Adversarial attacks on training data for LLMs is in fact a real issue. You can very very effectively punch up with regards to the proportion of effect on trained system with even small samples of carefully crafter adversarial inputs. There are things that can counter act this, but all of those things increase costs, and LLMs are very sensitive to economics.

Think of it this way. One, reason why humans don't just learn everything is because we spend as much time filtering and refocusing our attention in order to preserve our sense of self in the face of adversarial inputs. It's not perfect, again it changes economics, and at some point being wrong but consistent with our environment is still more important.

I have no skepticism that LLMs learn or understand.
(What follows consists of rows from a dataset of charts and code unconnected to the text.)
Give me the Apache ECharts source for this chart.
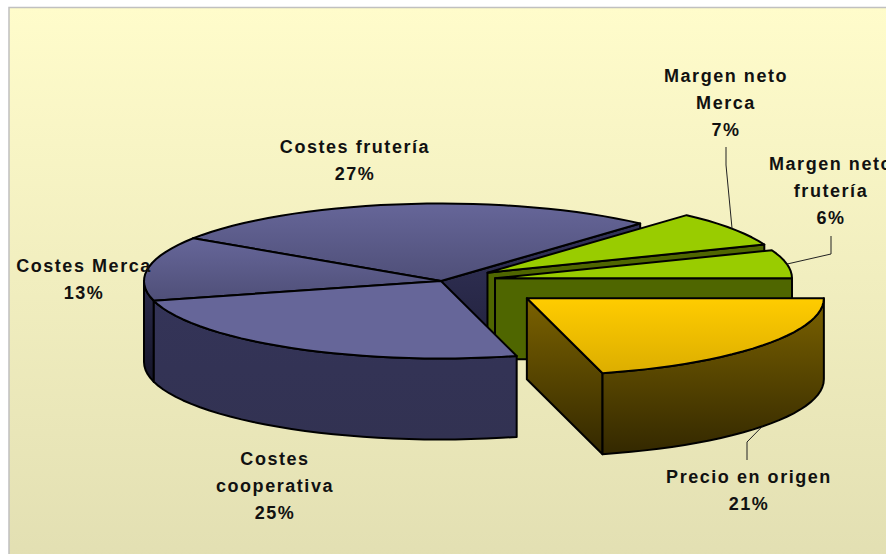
<!DOCTYPE html>
<html>
<head>
<meta charset="utf-8">
<script src="https://cdn.jsdelivr.net/npm/echarts@6/dist/echarts.min.js"></script>
<style>
  html, body { margin: 0; padding: 0; background: #fff; overflow: hidden; }
  #chart { width: 886px; height: 554px; }
  #chart text { letter-spacing: 1.55px; }
</style>
</head>
<body>
<div id="chart"></div>
<script>
// clockwise from 3 o'clock, same order as the source sheet
const categories = ['Precio en origen', 'Costes cooperativa', 'Costes Merca', 'Costes frutería', 'Margen neto Merca', 'Margen neto frutería'];
// shares, the labels round them
const values = [20.9, 25, 13.4, 27.4, 7.4, 5.9];
const labelLines = ['Precio en origen', 'Costes\ncooperativa', 'Costes Merca', 'Costes frutería', 'Margen neto\nMerca', 'Margen neto\nfrutería'];

// pie geometry
const cx = 441, cy = 281, rx = 297, ry = 77.5, depth = 81;
const startAngle = 90;
const explode = [0.365, 0, 0, 0, 0.19, 0.185];
// back to front
const drawOrder = [3, 4, 5, 2, 1, 0];

// top, wall and cut-face colours per slice
const navy = { top: ['#666699', '#666699'], rim: ['#343458', '#323252'], cut: ['#33335a', '#20203a'] };
const sliceStyles = [
  { top: ['#ffcc00', '#dcae00'], rim: ['#7b6200', '#332800'], cut: ['#7b6200', '#332800'] },
  navy,
  { top: ['#666699', '#4f4f78'], rim: ['#2c2c4c', '#15152a'], cut: ['#33335a', '#20203a'] },
  { top: ['#666699', '#4f4f78'], rim: ['#33335a', '#20203a'], cut: ['#33335a', '#20203a'] },
  { top: ['#99cc00', '#99cc00'], rim: ['#4f6600', '#4f6600'], cut: ['#4f6600', '#4f6600'] },
  { top: ['#99cc00', '#99cc00'], rim: ['#4f6600', '#4f6600'], cut: ['#4f6600', '#4f6600'] }
];

// label layout: centre x, top y of first line, optional leader [end, elbow]
const labelBox = [[749, 463], [275, 445], [84, 252], [355, 133], [726, 62], [831, 150]];
const leaders = [[[747, 460], [747, 442]], null, null, null, [[726, 147], [726, 165]], [[831, 236], [831, 254]]];

const total = values.reduce((a, b) => a + b, 0);
const toRad = d => d * Math.PI / 180;

function sliceAngles(i) {
  let a = startAngle;
  for (let k = 0; k < i; k++) a += values[k] / total * 360;
  return [a, a + values[i] / total * 360];
}

function apexOf(i) {
  const [a0, a1] = sliceAngles(i);
  const mid = toRad((a0 + a1) / 2);
  return [cx + explode[i] * rx * Math.sin(mid), cy - explode[i] * ry * Math.cos(mid)];
}

function rimPoint(apex, deg, dy) {
  return [apex[0] + rx * Math.sin(toRad(deg)), apex[1] - ry * Math.cos(toRad(deg)) + (dy || 0)];
}

function arc(apex, a0, a1, dy) {
  const pts = [];
  const n = Math.max(2, Math.ceil(Math.abs(a1 - a0) / 3));
  for (let k = 0; k <= n; k++) pts.push(rimPoint(apex, a0 + (a1 - a0) * k / n, dy));
  return pts;
}

function grad(c) {
  return { type: 'linear', x: 0, y: 0, x2: 0, y2: 1, colorStops: [{ offset: 0, color: c[0] }, { offset: 1, color: c[1] }] };
}

function poly(points, colors) {
  return {
    type: 'polygon',
    shape: { points: points },
    style: { fill: grad(colors), stroke: '#000', lineWidth: 2, lineJoin: 'round' }
  };
}

function renderSlice(params, api) {
  const i = api.value(0);
  const [a0, a1] = sliceAngles(i);
  const apex = apexOf(i);
  const st = sliceStyles[i];
  const kids = [];
  const low = [apex[0], apex[1] + depth];

  // cut faces, only those turned towards the viewer
  [[a0, a0 - 90], [a1, a1 + 90]].forEach(([edge, normal]) => {
    if (Math.cos(toRad(normal)) < 0) {
      kids.push(poly([apex, rimPoint(apex, edge), rimPoint(apex, edge, depth), low], st.cut));
    }
  });
  // outer wall is visible between 90 and 270 degrees
  const from = Math.max(a0, 90), to = Math.min(a1, 270);
  if (to > from) {
    kids.push(poly(arc(apex, from, to).concat(arc(apex, to, from, depth)), st.rim));
  }
  kids.push(poly([apex].concat(arc(apex, a0, a1)), st.top));
  return { type: 'group', children: kids };
}

function renderLabel(params, api) {
  const i = api.value(0);
  const kids = [];
  const [a0, a1] = sliceAngles(i);
  if (leaders[i]) {
    const mid = (a0 + a1) / 2;
    const onWall = mid > 90 && mid < 270 ? depth : 0;
    kids.push({
      type: 'polyline',
      shape: { points: [leaders[i][0], leaders[i][1], rimPoint(apexOf(i), mid, onWall)] },
      style: { stroke: '#222', lineWidth: 1, fill: null }
    });
  }
  kids.push({
    type: 'text',
    style: {
      text: labelLines[i] + '\n' + Math.round(values[i]) + '%',
      x: labelBox[i][0],
      y: labelBox[i][1],
      align: 'center',
      verticalAlign: 'top',
      font: 'bold 18px "Liberation Sans", Arial, sans-serif',
      lineHeight: 27,
      fill: '#111'
    }
  });
  return { type: 'group', children: kids };
}

const chart = echarts.init(document.getElementById('chart'), null, { renderer: 'svg' });
chart.setOption({
  animation: false,
  graphic: [{
    type: 'rect',
    z: -10,
    shape: { x: 9, y: 7.5, width: 890, height: 560 },
    style: {
      fill: grad(['#fffccb', '#e2dfb2']),
      stroke: '#c0c0c0',
      lineWidth: 1.5
    }
  }],
  series: [
    {
      type: 'custom',
      name: 'pie',
      coordinateSystem: 'none',
      renderItem: renderSlice,
      data: drawOrder.map(i => ({ name: categories[i], value: [i, values[i]] })),
      silent: true,
      z: 2
    },
    {
      type: 'custom',
      name: 'labels',
      coordinateSystem: 'none',
      renderItem: renderLabel,
      data: categories.map((c, i) => ({ name: c, value: [i, values[i]] })),
      silent: true,
      z: 3
    }
  ]
});
</script>
</body>
</html>
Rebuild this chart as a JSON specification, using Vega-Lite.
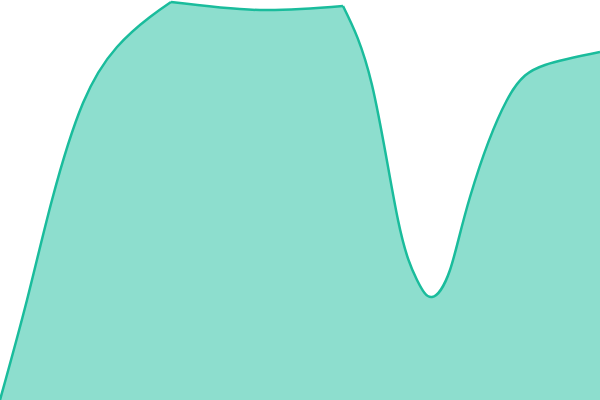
{
  "$schema": "https://vega.github.io/schema/vega-lite/v6.json",
  "width": 600,
  "height": 400,
  "autosize": "none",
  "padding": 0,
  "config": {"view": {"stroke": null}},
  "data": {
    "values": [
      {"seg": "a", "x": 0, "v": 0},
      {"seg": "a", "x": 27, "v": 100},
      {"seg": "a", "x": 52, "v": 200},
      {"seg": "a", "x": 83, "v": 297},
      {"seg": "a", "x": 117, "v": 353},
      {"seg": "a", "x": 150, "v": 383},
      {"seg": "a", "x": 171, "v": 398},
      {"seg": "b", "x": 171, "v": 398},
      {"seg": "b", "x": 260, "v": 390},
      {"seg": "b", "x": 343, "v": 394},
      {"seg": "c", "x": 343, "v": 394},
      {"seg": "c", "x": 372, "v": 315},
      {"seg": "c", "x": 398, "v": 180},
      {"seg": "c", "x": 417, "v": 120},
      {"seg": "c", "x": 432, "v": 103},
      {"seg": "c", "x": 450, "v": 130},
      {"seg": "c", "x": 470, "v": 203},
      {"seg": "c", "x": 507, "v": 300},
      {"seg": "c", "x": 545, "v": 335},
      {"seg": "c", "x": 600, "v": 348}
    ]
  },
  "mark": {
    "type": "area",
    "interpolate": "natural",
    "color": "#8ddece",
    "fillOpacity": 1,
    "line": {"color": "#1abc9c", "strokeWidth": 2.5}
  },
  "encoding": {
    "x": {"field": "x", "type": "quantitative", "axis": null, "scale": {"domain": [0, 600], "nice": false}},
    "y": {"field": "v", "type": "quantitative", "axis": null, "stack": null, "scale": {"domain": [0, 400], "nice": false}},
    "detail": {"field": "seg", "type": "nominal"}
  }
}
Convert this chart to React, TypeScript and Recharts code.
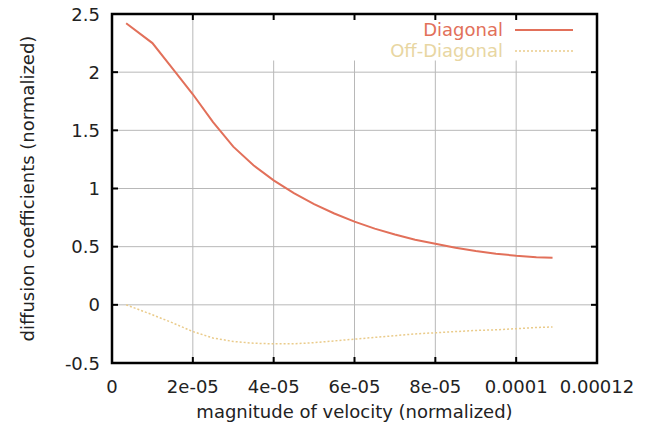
import React from 'react';
import { LineChart, Line, XAxis, YAxis, CartesianGrid, ReferenceArea } from 'recharts';

const velocity = [
  0.0000035, 0.00001, 0.000015, 0.00002, 0.000025, 0.00003, 0.000035, 0.00004, 0.000045, 0.00005, 0.000055,
  0.00006, 0.000065, 0.00007, 0.000075, 0.00008, 0.000085, 0.00009, 0.000095, 0.0001, 0.000105, 0.000109,
];
const diagonal = [
  2.42, 2.25, 2.03, 1.81, 1.57, 1.36, 1.2, 1.07, 0.96, 0.865, 0.785,
  0.715, 0.655, 0.605, 0.56, 0.525, 0.49, 0.462, 0.44, 0.422, 0.41, 0.405,
];
const offDiagonal = [
  0, -0.085, -0.155, -0.23, -0.285, -0.315, -0.33, -0.335, -0.335, -0.325, -0.31,
  -0.295, -0.28, -0.265, -0.25, -0.24, -0.23, -0.22, -0.215, -0.205, -0.195, -0.19,
];

const xTicks = [0, 0.00002, 0.00004, 0.00006, 0.00008, 0.0001, 0.00012];
const xTickLabels = ['0', '2e-05', '4e-05', '6e-05', '8e-05', '0.0001', '0.00012'];
const yTicks = [-0.5, 0, 0.5, 1, 1.5, 2, 2.5];
const yTickLabels = ['-0.5', '0', '0.5', '1', '1.5', '2', '2.5'];

const DIAG = '#e2705a';
const OFF = '#eacb8a';
const FONT = '"DejaVu Sans", sans-serif';
const FS = 18;

const W = 647;
const H = 427;
const M = { top: 14, right: 50, bottom: 0, left: 0 };
const X_AXIS_H = 64;
const Y_AXIS_W = 112;
const PLOT_W = W - M.left - M.right - Y_AXIS_W;
const PLOT_H = H - M.top - M.bottom - X_AXIS_H;
const X_MARGIN = 17;
const Y_MARGIN = 12;
const TICK = 6;

const data = velocity.map((v, i) => ({ v, diagonal: diagonal[i], offDiagonal: offDiagonal[i] }));

// tick label plus gnuplot-style inward marks on bottom and top border
function XTick(props: any) {
  const { x, y, index } = props;
  const base = y - X_MARGIN;
  const inner = index > 0 && index < xTicks.length - 1;
  return (
    <g>
      {inner && <line x1={x} y1={base} x2={x} y2={base - TICK} stroke="#000" strokeWidth={2} />}
      {inner && <line x1={x} y1={base - PLOT_H} x2={x} y2={base - PLOT_H + TICK} stroke="#000" strokeWidth={2} />}
      <text x={x} y={y + 13} textAnchor="middle" fill="#222" fontSize={FS} fontFamily={FONT}>
        {xTickLabels[index]}
      </text>
    </g>
  );
}

function YTick(props: any) {
  const { x, y, index } = props;
  const base = x + Y_MARGIN;
  const inner = index > 0 && index < yTicks.length - 1;
  return (
    <g>
      {inner && <line x1={base} y1={y} x2={base + TICK} y2={y} stroke="#000" strokeWidth={2} />}
      {inner && <line x1={base + PLOT_W} y1={y} x2={base + PLOT_W - TICK} y2={y} stroke="#000" strokeWidth={2} />}
      <text x={x} y={y + 6.5} textAnchor="end" fill="#222" fontSize={FS} fontFamily={FONT}>
        {yTickLabels[index]}
      </text>
    </g>
  );
}

// gnuplot-style key in the upper right corner
function KeyBox() {
  const rows = [
    { name: 'Diagonal', color: DIAG, text: DIAG, dash: undefined, width: 2 },
    { name: 'Off-Diagonal', color: OFF, text: '#e8d6a2', dash: '2 2', width: 1.5 },
  ];
  return (
    <div style={{ position: 'absolute', top: 19, left: 300, width: 273, fontFamily: FONT, fontSize: FS }}>
      {rows.map((r) => (
        <div key={r.name} style={{ display: 'flex', alignItems: 'center', justifyContent: 'flex-end', height: 21 }}>
          <span style={{ color: r.text, marginRight: 12, lineHeight: '21px' }}>{r.name}</span>
          <svg width={58} height={6} style={{ display: 'block' }}>
            <line x1={0} y1={3} x2={58} y2={3} stroke={r.color} strokeWidth={r.width} strokeDasharray={r.dash} />
          </svg>
        </div>
      ))}
    </div>
  );
}

const labelStyle = { fill: '#222', fontSize: FS, fontFamily: FONT };

export default function App() {
  return (
    <div style={{ position: 'absolute', left: 0, top: 0, width: W, height: H, background: '#fff' }}>
      <LineChart width={W} height={H} data={data} margin={M}>
        <CartesianGrid stroke="#b8b8b8" strokeWidth={1} />
        <ReferenceArea
          x1={0.0000355}
          x2={0.00012}
          y1={2.1}
          y2={2.5}
          fill="#ffffff"
          fillOpacity={1}
          stroke="none"
        />
        <XAxis
          dataKey="v"
          type="number"
          domain={[0, 0.00012]}
          ticks={xTicks}
          axisLine={false}
          tickLine={false}
          tickSize={0}
          tickMargin={X_MARGIN}
          height={X_AXIS_H}
          tick={<XTick />}
          label={{
            value: 'magnitude of velocity (normalized)',
            position: 'insideBottom',
            offset: 9,
            style: labelStyle,
          }}
        />
        <YAxis
          type="number"
          domain={[-0.5, 2.5]}
          ticks={yTicks}
          axisLine={false}
          tickLine={false}
          tickSize={0}
          tickMargin={Y_MARGIN}
          width={Y_AXIS_W}
          tick={<YTick />}
          label={{
            value: 'diffusion coefficients (normalized)',
            angle: -90,
            position: 'insideLeft',
            offset: 28,
            style: { ...labelStyle, textAnchor: 'middle' },
          }}
        />
        <Line
          dataKey="diagonal"
          stroke={DIAG}
          strokeWidth={2}
          dot={false}
          type="linear"
          isAnimationActive={false}
        />
        <Line
          dataKey="offDiagonal"
          stroke={OFF}
          strokeWidth={1.5}
          strokeDasharray="2 2"
          dot={false}
          type="linear"
          isAnimationActive={false}
        />
        <ReferenceArea
          x1={0}
          x2={0.00012}
          y1={-0.5}
          y2={2.5}
          fill="none"
          stroke="#000"
          strokeWidth={2.5}
        />
      </LineChart>
      <KeyBox />
    </div>
  );
}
They do. But crucially, like everything else we know of, they are in a critically dependent, asymmetrical relationship with their environment. The environment of their existence being our digital waste, so long as that waste contains the correct shapes.

Long term I see regulation plus new economic realities wrt to digital data, not just to be nice or ethical, but because it's the only way future systems can reach reliable and economical online learning. Maybe the right things happen for the wrong reasons.

It's funny to me just how much AI ends up demonstrating non equilibrium ecology at scale. Maybe we'll have that self introspective moment and see our own relationship with our ecosystems reflect back on us. Or maybe we'll ignore that and focus on reductive world views again.